The Loonie closed 0.10% higher against the dollar before consolidating its gains on Friday morning. The Loonie traded at its highest level since November 9th amid rising oil prices, after consumer price data revealed that inflation hit a 30-year high in December. Despite the fact that a rising number of Covid-19 cases is hurting economic development, investors are predicting that the Bank of Canada will hike rates at its next monetary policy meeting, with a 70% probability already factored in. The headline inflation rate in Canada increased to 4.8% in December 2021, up from 4.7% in November and October, in line with market forecasts. This was the highest inflation rate since September 1991, owing to persistent supply chain difficulties. Meanwhile, West Texas Intermediate (WTI) oil futures fell below $85 per barrel on Friday, after reaching a new seven-year high of $87.1 in the previous session, as traders benefited from the gain due to an increase in crude and gasoline stockpiles. Moving ahead, traders will see Canadian Retail sales data for November, expected to increase 1.2%, to drive Loonie prices further. 


The Mexican Peso finished 0.15% lower before recovering its momentum on Friday morning. The Mexican Peso strengthened on Thursday with the release of favorable unemployment statistics. Mexican unemployment fell to 3.5% in December 2021, down from 3.8% in December 2020. It was the lowest rate of unemployment since the epidemic began in March 2020. Simultaneously, the economically active population increased by 4.3 million people to 59 million, increasing the labour force participation rate to 59.5% in December 2020 from 56.5% in December 2020. On the contrary, the global risk-off mood created downward pressure on the Peso versus the greenback as investors sold off global stocks. Meanwhile, the subdued U.S. dollar price this morning underpins the upward traction for the Peso.  Looking ahead, the risk sentiment will drive Peso prices further. 

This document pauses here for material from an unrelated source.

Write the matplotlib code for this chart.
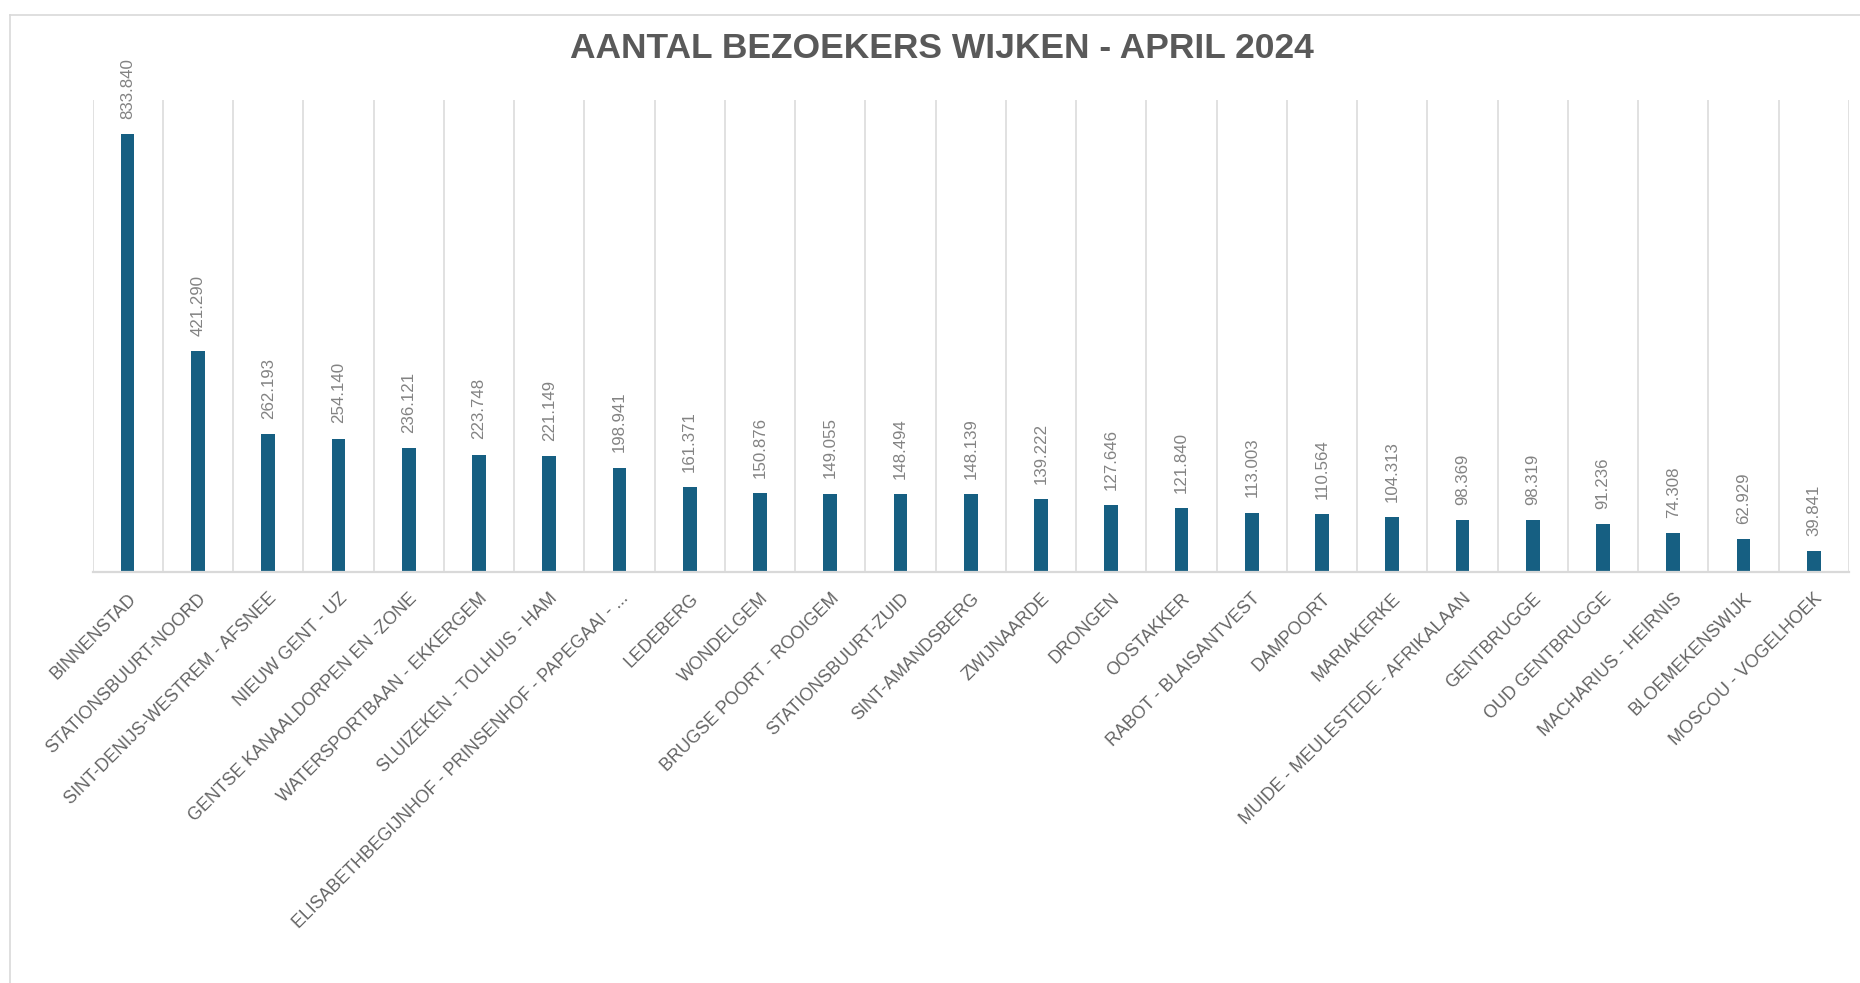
import matplotlib
matplotlib.use("Agg")
import matplotlib.pyplot as plt
from matplotlib.lines import Line2D

# ---- data ----
wijken = [
    "BINNENSTAD",
    "STATIONSBUURT-NOORD",
    "SINT-DENIJS-WESTREM - AFSNEE",
    "NIEUW GENT - UZ",
    "GENTSE KANAALDORPEN EN -ZONE",
    "WATERSPORTBAAN - EKKERGEM",
    "SLUIZEKEN - TOLHUIS - HAM",
    "ELISABETHBEGIJNHOF - PRINSENHOF - PAPEGAAI - ...",
    "LEDEBERG",
    "WONDELGEM",
    "BRUGSE POORT - ROOIGEM",
    "STATIONSBUURT-ZUID",
    "SINT-AMANDSBERG",
    "ZWIJNAARDE",
    "DRONGEN",
    "OOSTAKKER",
    "RABOT - BLAISANTVEST",
    "DAMPOORT",
    "MARIAKERKE",
    "MUIDE - MEULESTEDE - AFRIKALAAN",
    "GENTBRUGGE",
    "OUD GENTBRUGGE",
    "MACHARIUS - HEIRNIS",
    "BLOEMEKENSWIJK",
    "MOSCOU - VOGELHOEK",
]
bezoekers = [
    833840, 421290, 262193, 254140, 236121, 223748, 221149, 198941,
    161371, 150876, 149055, 148494, 148139, 139222, 127646, 121840,
    113003, 110564, 104313, 98369, 98319, 91236, 74308, 62929, 39841,
]
titel = "AANTAL BEZOEKERS WIJKEN - APRIL 2024"

# ---- style ----
W, H = 1860, 983
BAR = "#165f82"
GRID = "#d9d9d9"
LABEL = "#646464"
VALUE = "#838383"
FONT = ["Liberation Sans", "DejaVu Sans"]

fig = plt.figure(figsize=(W / 100, H / 100), dpi=100)
fig.patch.set_facecolor("white")

# outer frame (top + left only visible)
fig.add_artist(Line2D([10 / W, 1.0], [1 - 14.5 / H, 1 - 14.5 / H],
                      transform=fig.transFigure, color=GRID, lw=1.2))
fig.add_artist(Line2D([10 / W, 10 / W], [0.0, 1 - 14.5 / H],
                      transform=fig.transFigure, color=GRID, lw=1.2))

left, right = 92.5 / W, 1849 / W
bottom, top = 1 - 572 / H, 1 - 99.5 / H
ax = fig.add_axes([left, bottom, right - left, top - bottom])

n = len(wijken)
x = list(range(n))
ax.bar(x, bezoekers, width=0.195, color=BAR, zorder=3)
ax.set_xlim(-0.5, n - 0.5)
ax.set_ylim(0, 900000)

# vertical separators between categories
for b in range(n + 1):
    ax.axvline(b - 0.5, color=GRID, lw=1.1, zorder=1)

for s in ["top", "right", "left"]:
    ax.spines[s].set_visible(False)
ax.spines["bottom"].set_color(GRID)
ax.spines["bottom"].set_linewidth(1.6)
ax.spines["bottom"].set_zorder(4)
ax.set_yticks([])
ax.set_xticks(x)
ax.set_xticklabels(wijken, rotation=45, ha="right", va="top",
                   rotation_mode="anchor", fontsize=12.8, color=LABEL,
                   family=FONT)
ax.tick_params(axis="x", length=0, pad=13)

for xi, v in zip(x, bezoekers):
    ax.annotate(f"{v:,}".replace(",", "."), (xi, v), xytext=(0, 11),
                textcoords="offset points", rotation=90, ha="center",
                va="bottom", fontsize=12.2, color=VALUE, family=FONT,
                annotation_clip=False)

fig.text(942 / W, 1 - 48.8 / H, titel, ha="center", va="center",
         fontsize=25.5, fontweight="bold", color="#595959", family=FONT)

fig.savefig("out.png", dpi=100, facecolor="white")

The Chinese Yuan closed 0.02% higher on Thursday. The Yuan strengthened against the U.S. dollar on Friday, and it's on track for its second consecutive weekly rise, despite Beijing's increased policy easing measures to spur development. On Thursday, the People's Bank of China lowered the one-year LPR (Loan Prime rate) by ten basis points to 3.7%, and the mortgage benchmark by five basis points to 4.6%, after an unexpected drop to the one-year MLF (Medium-term Lending Facility) on Monday. Meanwhile, the yield on China's 10-year government bonds dropped to 2.72% in January, the lowest level since May 2020, after the PBoC's decision to slash key interest rates and commit to using further monetary measures to boost the economy. Elsewhere, the Shanghai Composite slid 0.91% to 3,523 points on Friday, while the Shenzhen Component fell 1.19% to 14,030 points, as mainland stocks failed to gain traction despite Beijing's increased policy easing attempts to boost development.


The Brazilian Real surged 0.15% higher against the greenback on Thursday, reaching the highest level since November 11, 2021. The Real took advantage of the chance to begin unwinding bets against the Brazilian currency and retracement of U.S. treasury yields, with an eye on the political landscape. Meanwhile, investors remained focused on domestic worries, particularly accusations made by public workers who demonstrated in Brasilia on Tuesday to seek wage rises. Additionally, last year's implementation of the PEC dos Precatórios, which altered the expenditure limit regulation to allow for increased government spending, shook investors' trust in the soundness of public finances. Elsewhere, hopes that the U.S. Federal Reserve will begin raising rates at its next meeting waned as the development of the coronavirus' omicron strain raised worries about a faltering economy.